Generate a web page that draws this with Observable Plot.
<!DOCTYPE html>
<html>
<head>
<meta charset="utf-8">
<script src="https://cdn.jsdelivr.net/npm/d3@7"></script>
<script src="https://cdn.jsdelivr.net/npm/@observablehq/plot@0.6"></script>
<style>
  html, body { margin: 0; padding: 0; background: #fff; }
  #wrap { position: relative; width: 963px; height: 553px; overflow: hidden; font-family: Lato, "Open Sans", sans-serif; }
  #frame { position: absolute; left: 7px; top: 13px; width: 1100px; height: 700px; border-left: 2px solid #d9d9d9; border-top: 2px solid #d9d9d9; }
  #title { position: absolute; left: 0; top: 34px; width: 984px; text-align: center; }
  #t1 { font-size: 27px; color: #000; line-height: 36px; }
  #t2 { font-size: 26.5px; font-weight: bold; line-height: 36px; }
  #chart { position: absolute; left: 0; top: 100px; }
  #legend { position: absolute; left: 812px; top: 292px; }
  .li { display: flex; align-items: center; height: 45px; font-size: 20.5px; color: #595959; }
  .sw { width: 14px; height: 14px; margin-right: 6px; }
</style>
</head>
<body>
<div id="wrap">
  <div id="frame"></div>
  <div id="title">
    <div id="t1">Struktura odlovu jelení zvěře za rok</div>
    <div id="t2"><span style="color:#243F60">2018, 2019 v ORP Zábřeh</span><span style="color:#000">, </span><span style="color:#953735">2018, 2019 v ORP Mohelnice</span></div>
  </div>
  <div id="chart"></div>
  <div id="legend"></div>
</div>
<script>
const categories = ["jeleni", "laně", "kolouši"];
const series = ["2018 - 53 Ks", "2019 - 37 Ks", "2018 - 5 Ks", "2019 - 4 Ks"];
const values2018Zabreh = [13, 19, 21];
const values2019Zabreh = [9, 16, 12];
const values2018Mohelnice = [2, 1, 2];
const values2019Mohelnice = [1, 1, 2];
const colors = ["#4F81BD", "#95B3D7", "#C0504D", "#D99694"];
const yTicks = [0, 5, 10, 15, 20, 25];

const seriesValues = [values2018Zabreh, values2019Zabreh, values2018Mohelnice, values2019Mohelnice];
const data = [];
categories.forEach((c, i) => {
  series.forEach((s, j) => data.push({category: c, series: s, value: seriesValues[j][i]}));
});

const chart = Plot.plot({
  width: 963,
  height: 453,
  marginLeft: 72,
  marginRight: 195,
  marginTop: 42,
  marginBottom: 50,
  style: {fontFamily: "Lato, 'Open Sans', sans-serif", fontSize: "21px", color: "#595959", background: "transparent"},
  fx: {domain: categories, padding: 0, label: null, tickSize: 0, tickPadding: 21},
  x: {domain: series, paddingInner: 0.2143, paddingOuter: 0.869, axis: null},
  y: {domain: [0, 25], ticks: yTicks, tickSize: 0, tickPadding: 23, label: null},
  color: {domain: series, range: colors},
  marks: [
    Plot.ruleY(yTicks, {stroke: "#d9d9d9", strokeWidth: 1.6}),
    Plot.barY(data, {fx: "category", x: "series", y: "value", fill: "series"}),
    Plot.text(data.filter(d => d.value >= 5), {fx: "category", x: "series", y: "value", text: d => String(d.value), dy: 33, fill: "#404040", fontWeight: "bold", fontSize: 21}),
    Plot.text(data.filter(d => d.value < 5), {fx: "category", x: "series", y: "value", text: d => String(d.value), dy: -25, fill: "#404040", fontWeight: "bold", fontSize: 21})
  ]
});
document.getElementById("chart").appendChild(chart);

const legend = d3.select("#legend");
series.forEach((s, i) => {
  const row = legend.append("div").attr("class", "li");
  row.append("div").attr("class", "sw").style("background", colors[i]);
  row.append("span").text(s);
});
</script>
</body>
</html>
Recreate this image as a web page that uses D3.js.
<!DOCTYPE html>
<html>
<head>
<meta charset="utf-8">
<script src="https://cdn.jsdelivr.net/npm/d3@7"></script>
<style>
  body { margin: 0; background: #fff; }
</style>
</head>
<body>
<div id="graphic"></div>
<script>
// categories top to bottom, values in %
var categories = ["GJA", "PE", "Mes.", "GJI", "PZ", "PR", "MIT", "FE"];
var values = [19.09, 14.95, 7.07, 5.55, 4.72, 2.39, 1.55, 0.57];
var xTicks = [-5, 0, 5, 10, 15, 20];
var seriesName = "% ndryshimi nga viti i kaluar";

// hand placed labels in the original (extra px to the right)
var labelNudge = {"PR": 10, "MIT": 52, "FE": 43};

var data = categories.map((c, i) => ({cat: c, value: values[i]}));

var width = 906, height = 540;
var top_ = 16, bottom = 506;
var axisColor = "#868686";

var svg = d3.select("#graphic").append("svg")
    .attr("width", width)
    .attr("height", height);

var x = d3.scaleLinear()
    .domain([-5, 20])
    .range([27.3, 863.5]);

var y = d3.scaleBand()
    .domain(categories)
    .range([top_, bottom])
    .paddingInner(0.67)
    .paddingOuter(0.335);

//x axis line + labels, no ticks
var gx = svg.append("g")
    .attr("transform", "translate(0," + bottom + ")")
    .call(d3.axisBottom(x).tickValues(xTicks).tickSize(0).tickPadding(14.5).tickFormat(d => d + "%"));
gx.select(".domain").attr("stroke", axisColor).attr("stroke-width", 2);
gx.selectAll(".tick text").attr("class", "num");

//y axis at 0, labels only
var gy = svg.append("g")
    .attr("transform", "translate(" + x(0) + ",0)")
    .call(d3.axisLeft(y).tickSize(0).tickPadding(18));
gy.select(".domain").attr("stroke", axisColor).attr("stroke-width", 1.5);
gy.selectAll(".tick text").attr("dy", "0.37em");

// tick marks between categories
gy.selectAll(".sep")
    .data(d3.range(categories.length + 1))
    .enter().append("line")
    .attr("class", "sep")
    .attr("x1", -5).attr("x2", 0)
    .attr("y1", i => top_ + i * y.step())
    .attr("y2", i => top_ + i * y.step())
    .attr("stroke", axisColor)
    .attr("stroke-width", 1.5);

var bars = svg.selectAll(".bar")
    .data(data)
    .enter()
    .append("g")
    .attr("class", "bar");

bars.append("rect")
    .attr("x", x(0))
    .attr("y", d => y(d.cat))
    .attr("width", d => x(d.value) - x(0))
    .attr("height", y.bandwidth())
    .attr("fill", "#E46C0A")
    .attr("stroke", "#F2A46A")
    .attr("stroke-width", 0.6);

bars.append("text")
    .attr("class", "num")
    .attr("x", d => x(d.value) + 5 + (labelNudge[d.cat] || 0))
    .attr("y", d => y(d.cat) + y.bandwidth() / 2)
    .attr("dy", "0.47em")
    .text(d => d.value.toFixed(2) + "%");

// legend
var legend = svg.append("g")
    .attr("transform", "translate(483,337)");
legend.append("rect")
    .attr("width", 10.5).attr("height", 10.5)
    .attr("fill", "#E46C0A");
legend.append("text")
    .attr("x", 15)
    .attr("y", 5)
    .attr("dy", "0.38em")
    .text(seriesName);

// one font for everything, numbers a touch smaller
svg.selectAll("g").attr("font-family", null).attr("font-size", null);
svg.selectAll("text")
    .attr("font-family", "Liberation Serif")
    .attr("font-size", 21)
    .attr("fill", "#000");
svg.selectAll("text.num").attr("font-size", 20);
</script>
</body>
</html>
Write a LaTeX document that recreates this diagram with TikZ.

☆ ☆ ☆ ☆ ☆ ☆ ☆

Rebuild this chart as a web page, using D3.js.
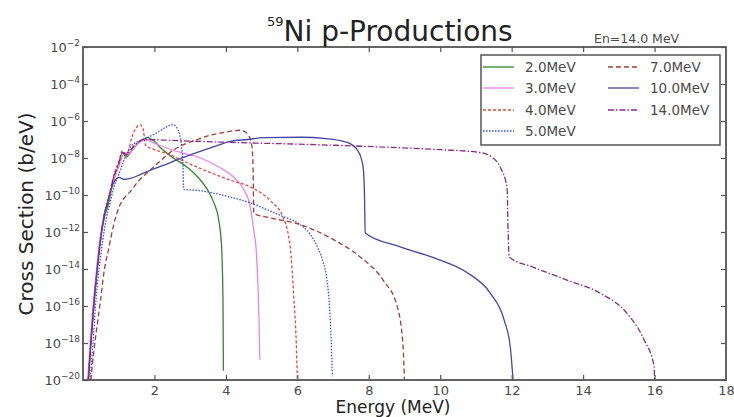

☆ ☆ ☆ ☆ ☆ ☆ ☆

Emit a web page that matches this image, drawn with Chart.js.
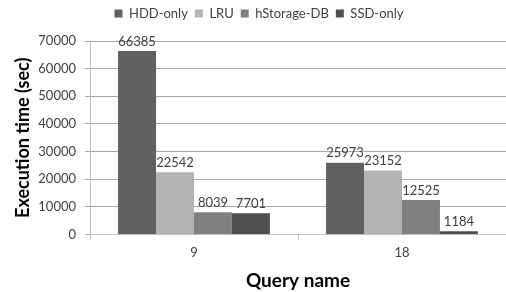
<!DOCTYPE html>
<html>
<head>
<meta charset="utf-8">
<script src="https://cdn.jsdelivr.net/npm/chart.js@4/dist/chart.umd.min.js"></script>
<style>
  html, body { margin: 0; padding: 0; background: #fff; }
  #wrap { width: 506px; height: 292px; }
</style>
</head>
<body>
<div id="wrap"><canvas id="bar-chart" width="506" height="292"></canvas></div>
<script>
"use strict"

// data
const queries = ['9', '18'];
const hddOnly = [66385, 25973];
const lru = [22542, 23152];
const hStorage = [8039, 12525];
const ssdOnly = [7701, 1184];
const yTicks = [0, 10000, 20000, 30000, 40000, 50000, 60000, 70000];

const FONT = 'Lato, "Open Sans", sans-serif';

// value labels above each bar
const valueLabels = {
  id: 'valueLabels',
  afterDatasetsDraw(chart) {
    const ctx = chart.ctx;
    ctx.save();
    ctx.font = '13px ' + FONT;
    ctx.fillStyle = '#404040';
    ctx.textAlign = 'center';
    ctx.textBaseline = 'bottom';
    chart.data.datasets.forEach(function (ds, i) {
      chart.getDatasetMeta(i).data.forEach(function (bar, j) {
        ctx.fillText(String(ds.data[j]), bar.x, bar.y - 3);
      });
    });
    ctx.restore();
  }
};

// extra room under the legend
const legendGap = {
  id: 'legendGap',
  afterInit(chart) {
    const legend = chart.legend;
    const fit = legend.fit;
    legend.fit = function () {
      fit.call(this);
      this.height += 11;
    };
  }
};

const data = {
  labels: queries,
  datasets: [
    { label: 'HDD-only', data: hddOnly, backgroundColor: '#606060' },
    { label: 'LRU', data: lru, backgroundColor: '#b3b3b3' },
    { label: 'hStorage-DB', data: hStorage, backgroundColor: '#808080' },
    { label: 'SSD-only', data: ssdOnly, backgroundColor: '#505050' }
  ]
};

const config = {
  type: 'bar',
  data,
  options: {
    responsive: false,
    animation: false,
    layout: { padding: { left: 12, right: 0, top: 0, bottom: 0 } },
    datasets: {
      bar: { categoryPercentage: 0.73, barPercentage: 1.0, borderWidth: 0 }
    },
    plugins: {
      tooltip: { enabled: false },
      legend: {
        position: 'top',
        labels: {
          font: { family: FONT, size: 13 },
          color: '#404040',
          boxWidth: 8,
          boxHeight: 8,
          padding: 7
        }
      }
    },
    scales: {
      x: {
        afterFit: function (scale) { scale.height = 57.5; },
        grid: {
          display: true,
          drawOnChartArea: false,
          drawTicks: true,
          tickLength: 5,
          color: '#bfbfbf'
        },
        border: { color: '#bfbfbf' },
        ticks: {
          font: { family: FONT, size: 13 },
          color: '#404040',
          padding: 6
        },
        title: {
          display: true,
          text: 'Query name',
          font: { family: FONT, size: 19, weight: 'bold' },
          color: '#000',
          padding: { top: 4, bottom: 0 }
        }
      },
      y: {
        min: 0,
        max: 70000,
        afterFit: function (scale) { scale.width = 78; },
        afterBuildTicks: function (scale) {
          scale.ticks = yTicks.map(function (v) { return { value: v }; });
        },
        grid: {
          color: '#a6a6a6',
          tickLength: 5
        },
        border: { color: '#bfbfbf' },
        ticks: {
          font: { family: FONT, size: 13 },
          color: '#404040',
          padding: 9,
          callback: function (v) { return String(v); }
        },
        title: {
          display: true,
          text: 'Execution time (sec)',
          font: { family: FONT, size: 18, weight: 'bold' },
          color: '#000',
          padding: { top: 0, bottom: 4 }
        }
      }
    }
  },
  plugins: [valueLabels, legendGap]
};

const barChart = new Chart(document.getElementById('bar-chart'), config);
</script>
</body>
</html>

☆ ☆ ☆ ☆ ☆ ☆ ☆

▶ [EXERCISE PROMPT]
Begin at the line that has "Generate a web" in the entries above; stop after the line that has "const yTicks = [0, 5, 10, 15, 20, 25];". Transcribe exactly those lines and no others.

▶ [EXERCISE SOLUTION]
Generate a web page that draws this with Observable Plot.
<!DOCTYPE html>
<html>
<head>
<meta charset="utf-8">
<script src="https://cdn.jsdelivr.net/npm/d3@7"></script>
<script src="https://cdn.jsdelivr.net/npm/@observablehq/plot@0.6"></script>
<style>
  html, body { margin: 0; padding: 0; background: #fff; }
  #wrap { position: relative; width: 963px; height: 553px; overflow: hidden; font-family: Lato, "Open Sans", sans-serif; }
  #frame { position: absolute; left: 7px; top: 13px; width: 1100px; height: 700px; border-left: 2px solid #d9d9d9; border-top: 2px solid #d9d9d9; }
  #title { position: absolute; left: 0; top: 34px; width: 984px; text-align: center; }
  #t1 { font-size: 27px; color: #000; line-height: 36px; }
  #t2 { font-size: 26.5px; font-weight: bold; line-height: 36px; }
  #chart { position: absolute; left: 0; top: 100px; }
  #legend { position: absolute; left: 812px; top: 292px; }
  .li { display: flex; align-items: center; height: 45px; font-size: 20.5px; color: #595959; }
  .sw { width: 14px; height: 14px; margin-right: 6px; }
</style>
</head>
<body>
<div id="wrap">
  <div id="frame"></div>
  <div id="title">
    <div id="t1">Struktura odlovu jelení zvěře za rok</div>
    <div id="t2"><span style="color:#243F60">2018, 2019 v ORP Zábřeh</span><span style="color:#000">, </span><span style="color:#953735">2018, 2019 v ORP Mohelnice</span></div>
  </div>
  <div id="chart"></div>
  <div id="legend"></div>
</div>
<script>
const categories = ["jeleni", "laně", "kolouši"];
const series = ["2018 - 53 Ks", "2019 - 37 Ks", "2018 - 5 Ks", "2019 - 4 Ks"];
const values2018Zabreh = [13, 19, 21];
const values2019Zabreh = [9, 16, 12];
const values2018Mohelnice = [2, 1, 2];
const values2019Mohelnice = [1, 1, 2];
const colors = ["#4F81BD", "#95B3D7", "#C0504D", "#D99694"];
const yTicks = [0, 5, 10, 15, 20, 25];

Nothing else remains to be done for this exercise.